What Most People Miss

The biggest misconception about the John Mack Morgan Stanley era is that the government "saved" them out of the goodness of their hearts. In reality, Mack fought the government almost as hard as he fought the markets. He refused to let Morgan Stanley become a footnote in history.

He also did something almost no other CEO did: he turned down his bonus for three years straight during the crisis. He lived on his base salary (which was still high, sure, but nothing compared to the $40 million stock bonuses of the "good years"). He wanted to show his employees he was bleeding with them.

Actionable Takeaways for Modern Leaders

If you’re looking to apply the Mack philosophy to your own career or business, start here:

  • Build your "Fortress Balance Sheet" before you need it. Mack admitted Morgan Stanley didn't have the "fortress" that JPMorgan had. Don't wait for a crisis to find your liquidity.
  • Invest in relationships when things are good.
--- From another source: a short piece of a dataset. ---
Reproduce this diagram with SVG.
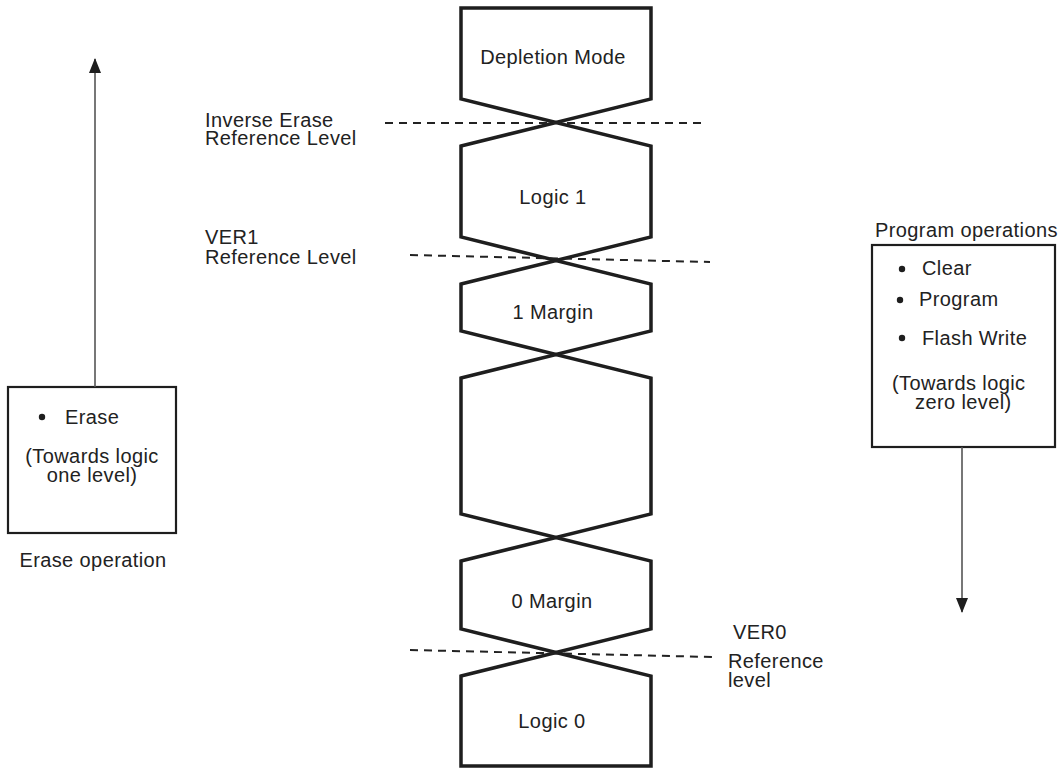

The MUFG deal didn't happen because of a cold call in September 2008. It happened because of years of mutual respect.
  • Be direct. "Mack the Knife" wasn't a nickname for a bully; it was a nickname for a guy who didn't like to waste time with "corporate speak." Say what you mean.

John Mack retired in 2011, handing the reins to James Gorman, but his fingerprints are all over the current stability of the firm. He transformed a "wolfpack" culture into a global institution that could actually survive a storm.

To understand the modern financial landscape, you have to look at the books and the history. Start by reading Mack’s own account in Up Close and All In to see the side of the 2008 crisis the movies usually leave out.